# Hydrology


We will take a look at some data from [SMHI hydrological station network](https://vattenwebb.smhi.se/station/)

In [None]:
import numpy as np
import pandas as pd
import matplotlib.pyplot as plt

## Råån / Bröddebacken (station 2127)

In [None]:
url = "https://vattenwebb.smhi.se/station/rest/report/2127"

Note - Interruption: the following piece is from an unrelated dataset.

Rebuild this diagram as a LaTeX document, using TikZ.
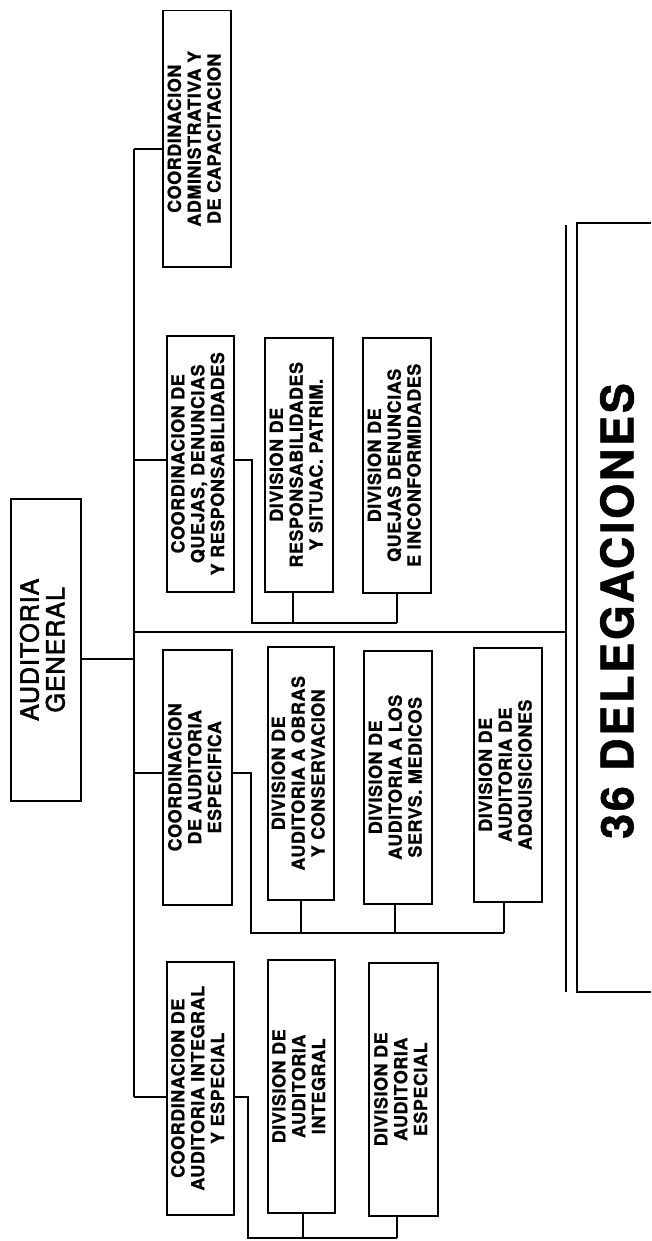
\documentclass[tikz,border=0pt]{standalone}
\usepackage{fontspec}
\setmainfont{TeX Gyre Heros}
\newfontfamily\labfont[LetterSpace=3,BoldFeatures={FakeBold=0.8}]{TeX Gyre Heros}
\newfontfamily\agfont[LetterSpace=4,UprightFeatures={FakeBold=2.5}]{TeX Gyre Heros}
\newfontfamily\delfont[LetterSpace=6,BoldFeatures={FakeBold=1.2}]{TeX Gyre Heros}
\newcommand\lbl[1]{\rotatebox{90}{\labfont\bfseries\fontsize{18}{19.8}\selectfont\begin{tabular}{@{}c@{}}#1\end{tabular}}}
\tikzset{
  box/.style={draw, line width=1.5pt, inner sep=0pt, anchor=north west},
  conn/.style={line width=1.2pt},
}
\begin{document}
\begin{tikzpicture}[x=1pt,y=-1pt]
\useasboundingbox (0,0) rectangle (651,1241);
% top
\node[box, minimum width=70pt, minimum height=302pt] (ag) at (10,498)
  {\rotatebox{90}{\agfont\fontsize{25}{24}\selectfont\begin{tabular}{@{}c@{}}AUDITORIA\\GENERAL\end{tabular}}};
% coordinations
\node[box, minimum width=68pt, minimum height=256pt] (cadm) at (162,10) {\lbl{COORDINACION\\ADMINISTRATIVA Y\\DE CAPACITACION}};
\node[box, minimum width=67pt, minimum height=256pt] (cq) at (166,335) {\lbl{COORDINACION DE\\QUEJAS, DENUNCIAS\\Y RESPONSABILIDADES}};
\node[box, minimum width=69pt, minimum height=255pt] (ce) at (162,649) {\lbl{COORDINACION\\DE AUDITORIA\\ESPECIFICA}};
\node[box, minimum width=67pt, minimum height=253pt] (ci) at (166,961) {\lbl{COORDINACION DE\\AUDITORIA INTEGRAL\\Y ESPECIAL}};
% divisions
\node[box, minimum width=68pt, minimum height=254pt] (dr) at (264,337) {\lbl{DIVISION DE\\RESPONSABILIDADES\\Y SITUAC. PATRIM.}};
\node[box, minimum width=68pt, minimum height=255pt] (dq) at (362,337) {\lbl{DIVISION DE\\QUEJAS DENUNCIAS\\E INCONFORMIDADES}};
\node[box, minimum width=66pt, minimum height=253pt] (dob) at (267,646) {\lbl{DIVISION DE\\AUDITORIA A OBRAS\\Y CONSERVACION}};
\node[box, minimum width=68pt, minimum height=253pt] (dsm) at (363,650) {\lbl{DIVISION DE\\AUDITORIA A LOS\\SERVS. MEDICOS}};
\node[box, minimum width=68pt, minimum height=254pt] (dad) at (473,647) {\lbl{DIVISION DE\\AUDITORIA DE\\ADQUISICIONES}};
\node[box, minimum width=67pt, minimum height=253pt] (di) at (267,959) {\lbl{DIVISION DE\\AUDITORIA\\INTEGRAL}};
\node[box, minimum width=69pt, minimum height=253pt] (des) at (368,962) {\lbl{DIVISION DE\\AUDITORIA\\ESPECIAL}};
% delegaciones
\draw[line width=1.5pt] (651,223) -| (577,992) -- (651,992);
\node[inner sep=0pt] (del) at (617,611)
  {\rotatebox{90}{\delfont\bfseries\fontsize{45}{45}\selectfont 36 DELEGACIONES}};
% trunk
\coordinate (ta) at (134,149);
\coordinate (tq) at (134,460);
\coordinate (tdel) at (134,632);
\coordinate (tg) at (134,659);
\coordinate (te) at (134,773);
\coordinate (ti) at (134,1097);
\draw[conn] (ta) -- (ti);
\draw[conn] (ag.east |- tg) -- (tg);
\draw[conn] (ta) -- (ta -| cadm.west);
\draw[conn] (tq) -- (tq -| cq.west);
\draw[conn] (te) -- (te -| ce.west);
\draw[conn] (ti) -- (ti -| ci.west);
% delegaciones bus
\coordinate (bus1) at (566,225);
\coordinate (bus2) at (566,992);
\draw[conn] (tdel) -- (tdel -| bus1);
\draw[conn] (bus1) -- (bus2);
% quejas branch
\coordinate (q1) at (252,460);
\coordinate (q2) at (252,623);
\coordinate (qr) at (293,623);
\coordinate (qq) at (397,623);
\draw[conn] (cq.east |- q1) -- (q1) -- (q2) -- (qq);
\draw[conn] (qr) -- (qr |- dr.south);
\draw[conn] (qq) -- (qq |- dq.south);
% especifica branch
\coordinate (e1) at (251,773);
\coordinate (e2) at (251,933);
\coordinate (eo) at (301,933);
\coordinate (em) at (395,933);
\coordinate (ea) at (504,933);
\draw[conn] (ce.east |- e1) -- (e1) -- (e2) -- (ea);
\draw[conn] (eo) -- (eo |- dob.south);
\draw[conn] (em) -- (em |- dsm.south);
\draw[conn] (ea) -- (ea |- dad.south);
% integral branch
\coordinate (i1) at (248,1097);
\coordinate (i2) at (248,1238);
\coordinate (ii) at (303,1238);
\coordinate (ie) at (397,1238);
\draw[conn] (ci.east |- i1) -- (i1) -- (i2) -- (ie);
\draw[conn] (ii) -- (ii |- di.south);
\draw[conn] (ie) -- (ie |- des.south);
\end{tikzpicture}
\end{document}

raw_df = pd.read_excel(url,skiprows=13, names=["date","flow","quality"])


In [None]:
df = raw_df.copy()
df = df.drop('date',axis=1)
df.index = pd.to_datetime(raw_df['date'])

In [None]:
df.head()

In [None]:
df.flow.plot.hist()

In [None]:
df.flow.plot(figsize=(18,4))

# Rangedetector

In [None]:
import plotly.graph_objects as go
from tsod.detectors import RangeDetector

rd = RangeDetector(min_value=0.0,max_value=20.0)
anom = rd.detect(df.flow)


data = [
    go.Scatter(go.Scatter(x=df.index, y=df.flow, mode='markers+lines'), name="Flow"),
    go.Scatter(go.Scatter(x=df[anom].index, y=df[anom].flow, mode='markers', name='Anomalies')),
    ]
fig = go.Figure(data=data, layout=go.Layout(width=1000))
fig.show() 

In [None]:
df = df.resample('D').first()
df.index.freq

In [None]:
from tsod.detectors import DiffRangeDetector

drd = DiffRangeDetector(min_value= -10.0, max_value=10.0) # a change of 10 m^3/s from day to day is questionable

#drd.fit(df['1980']['flow']) # find parameters from a normal dataset

In [None]:
anom = drd.detect(df['flow'])

In [None]:
data = [
    go.Scatter(go.Scatter(x=df.index, y=df.flow, mode='markers+lines'), name="Flow"),
    go.Scatter(go.Scatter(x=df[anom].index, y=df[anom].flow, mode='markers', name='Anomalies')),
    ]
fig = go.Figure(data=data, layout=go.Layout(width=1000))
fig.show() 

## Seasonality

In [None]:
df['dayofyear'] = df.index.dayofyear
df['year'] = df.index.year
df['month'] = df.index.month

In [None]:
df.head()

In [None]:
df.plot.scatter(x='dayofyear',y='flow',alpha=0.2)

In [None]:
import seaborn as sns

In [None]:
plt.figure(figsize=(12,8))
sns.violinplot(x="month",y="flow", data=df)

In [None]:
plt.figure(figsize=(12,8))
sns.boxplot(x="month",y="flow", data=df)

# Stations in vicinity

River discharge temporal patterns should be similar in neighbouring water bodies.

## Vege å / Åbromölla (station 2196)

In [None]:
url = "https://vattenwebb.smhi.se/station/rest/report/2196"

raw_df = pd.read_excel(url,skiprows=13, names=["date","flow","quality"])

In [None]:
raw_df.head()

In [None]:
df2 = raw_df.copy()
df2.index = pd.to_datetime(raw_df['date'])
df2 = df2.drop('date',axis=1)

In [None]:
df2.head()

In [37]:
sel = slice('2019','2020')
data = [
    go.Scatter(go.Scatter(x=df[sel].index, y=df[sel].flow, name="Råån")),
    go.Scatter(go.Scatter(x=df2[sel].index, y=df2[sel].flow, name="Vege å")),
    ]
fig = go.Figure(data=data, layout=go.Layout(width=1000))
fig.show() 

It is apparent that these two timeseries are highly correlated. This information can be utilized by a Multivariate timeseries anomaly detector. To be implemented...